The NeuronCore compute engines impose two layout constraints (LC):

  • [Layout Constraint #1] For matrix multiplication operations, the contraction axis of both input tiles must be mapped to the Partition (P or P_DIM) dimension which is typically 128 for current hardware.
  • [Layout Constraint #2] For operations that are not matrix multiplication operations, such as scalar or vector operations, the parallel axis should be mapped to the Partition (P or P_DIM) dimension.

Tile Size Considerations

Besides layout constraints, NeuronCore hardware further imposes three tile-size constraints (TC) in NKI:

  • [Tile-Size Constraint#1] The P dimension size of a tile in both SBUF and PSUM must never exceed nki.tile_size.pmax == 128.
  • [Tile-Size Constraint#2] For tiles in PSUM, the F dimension size must not exceed nki.tile_size.psum_fmax == 512.
  • [TileSize Constraint#3] Matrix multiplication input tiles F dimension size must not exceed nki.tile_size.gemm_stationary_fmax == 128 on the left-hand side (LHS), or nki.tile_size.gemm_moving_fmax == 512 on the right-hand side (RHS).

Introduction to Direct Memory Access (DMA)

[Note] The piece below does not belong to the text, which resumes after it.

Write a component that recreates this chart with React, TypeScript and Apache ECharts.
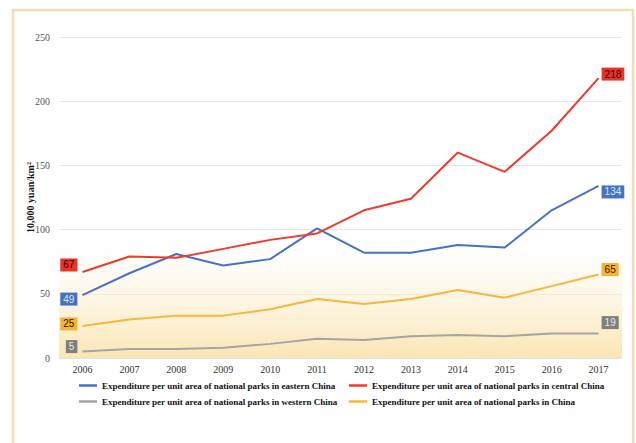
import React, { useEffect, useRef } from "react";
import * as echarts from "echarts";

const years = ["2006", "2007", "2008", "2009", "2010", "2011", "2012", "2013", "2014", "2015", "2016", "2017"];
const eastern = [49, 66, 81, 72, 77, 101, 82, 82, 88, 86, 115, 134];
const central = [67, 79, 78, 85, 92, 97, 115, 124, 160, 145, 177, 218];
const western = [5, 7, 7, 8, 11, 15, 14, 17, 18, 17, 19, 19];
const china = [25, 30, 33, 33, 38, 46, 42, 46, 53, 47, 56, 65];

const names = [
  "Expenditure per unit area of national parks in eastern China",
  "Expenditure per unit area of national parks in central China",
  "Expenditure per unit area of national parks in western China",
  "Expenditure per unit area of national parks in China",
];

const serif = "Liberation Serif";

function withEndLabels(values: number[], bg: string, fg: string, firstOffset: number[], lastOffset: number[]) {
  return values.map((v, i) => {
    const base = {
      show: true,
      backgroundColor: bg,
      color: fg,
      fontSize: 10,
      fontFamily: "Liberation Sans",
      padding: [2, 3, 1, 3],
    };
    if (i === 0) return { value: v, label: { ...base, position: "left", distance: 5, offset: firstOffset } };
    if (i === values.length - 1) return { value: v, label: { ...base, position: "right", distance: 3, offset: lastOffset } };
    return { value: v };
  });
}

export default function App() {
  const ref = useRef<HTMLDivElement>(null);
  useEffect(() => {
    if (!ref.current) return;
    const chart = echarts.init(ref.current, undefined, { renderer: "svg" });
    const lineSeries = (name: string, data: any[], color: string, z: number, extra: any = {}) => ({
      name,
      type: "line",
      data,
      z,
      symbol: "circle",
      symbolSize: 0.1,
      showSymbol: true,
      itemStyle: { color },
      lineStyle: { color, width: 2 },
      emphasis: { disabled: true },
      ...extra,
    });
    const legendText = { fontFamily: serif, fontWeight: "bold", fontSize: 9, color: "#111" };
    const legendBase = {
      orient: "vertical",
      top: 376,
      itemGap: 7,
      itemWidth: 18,
      itemHeight: 2.5,
      icon: "rect",
      textStyle: legendText,
    };
    chart.setOption({
      animation: false,
      backgroundColor: "#ffffff",
      textStyle: { fontFamily: serif },
      graphic: [
        {
          type: "rect",
          shape: { x: 13, y: 10, width: 620, height: 445 },
          style: { fill: "none", stroke: "#f1ddb6", lineWidth: 2.5 },
          silent: true,
          z: -10,
        },
      ],
      grid: { left: 59, right: 14, top: 37, bottom: 85 },
      legend: [
        { ...legendBase, data: [names[0], names[2]], left: 74 },
        { ...legendBase, data: [names[1], names[3]], left: 344 },
      ],
      xAxis: {
        type: "category",
        data: years,
        boundaryGap: true,
        axisLine: { show: true, lineStyle: { color: "#e3e3e3" } },
        axisTick: { show: false },
        axisLabel: { fontFamily: serif, fontSize: 10, color: "#333", margin: 6 },
      },
      yAxis: {
        type: "value",
        min: 0,
        max: 250,
        interval: 50,
        name: "10,000 yuan/km²",
        nameLocation: "middle",
        nameGap: 24,
        nameMoveOverlap: false,
        nameTextStyle: { fontFamily: serif, fontWeight: "bold", fontSize: 10, color: "#111" },
        axisLine: { show: false },
        axisTick: { show: false },
        axisLabel: { fontFamily: serif, fontSize: 10, color: "#555", margin: 9 },
        splitLine: { lineStyle: { color: "#e8e8e8", width: 1 } },
      },
      series: [
        lineSeries(names[0], withEndLabels(eastern, "#4472c4", "#dfe6f2", [0, 4], [0, 6]), "#4472c4", 4),
        lineSeries(names[1], withEndLabels(central, "#ee3124", "#2a0a0a", [0, -7], [0, -4]), "#f03a2c", 5),
        lineSeries(names[2], withEndLabels(western, "#7f7f7f", "#e8e8e8", [0, -5], [0, -11]), "#a5a5a5", 3, {
          markArea: {
            silent: true,
            itemStyle: {
              color: new echarts.graphic.LinearGradient(0, 0, 0, 1, [
                { offset: 0, color: "rgba(253,240,210,0)" },
                { offset: 1, color: "rgba(250,230,180,1)" },
              ]),
            },
            data: [[{ yAxis: 0 }, { yAxis: 85 }]],
          },
        }),
        lineSeries(names[3], withEndLabels(china, "#f7b22f", "#2a1a00", [0, -2], [0, -5]), "#fbb538", 4),
      ],
    });
    return () => chart.dispose();
  }, []);
  return (
    <div
      ref={ref}
      style={{ position: "fixed", left: 0, top: 0, width: 636, height: 443, background: "#fff" }}
    />
  );
}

Direct Memory Access (DMA) engines in Neuron enable efficient data movement between different memory types, primarily between the device memory (HBM) and on-chip SRAM buffers (SBUF).

Basic DMA Capabilities

  • Each DMA transfer starts with a DMA trigger from a NeuronCore and ends with a semaphore update from the DMA engine to signal the completion of transfer back to the NeuronCore
  • DMA transfers can perform both copy and transpose transfers into SBUF.
  • DMA transfers can move data in multiple directions: bidirectionally between HBM to SBUF, within HBM or within SBUF
  • DMA engines also support scatter-gather operations, allowing a single transfer to gather data from multiple non-contiguous source buffers or scatter to multiple non-contiguous destination buffers.
  • Bandwidth
    • 27.2 GB/s for NeuronCore-v2 and -v3
    • 38.4 GB/s for NeuronCore-v4

DMA Triggers

DMA transfers can be triggered by any engine sequencer in the NeuronCore.

DMA Queues

DMA transfers are submitted to DMA queues for the DMA Engines to consume. There are 16 DMA queues per DMA engine (ID 0-15).

Performance Considerations

Higher the bytes per partition, higher the bandwidth. Each DMA engine are responsible for 8 partitions.

Using Logical Neuron Cores (LNC)

The Neuron SDK supports running NKI kernels on multiple logical cores.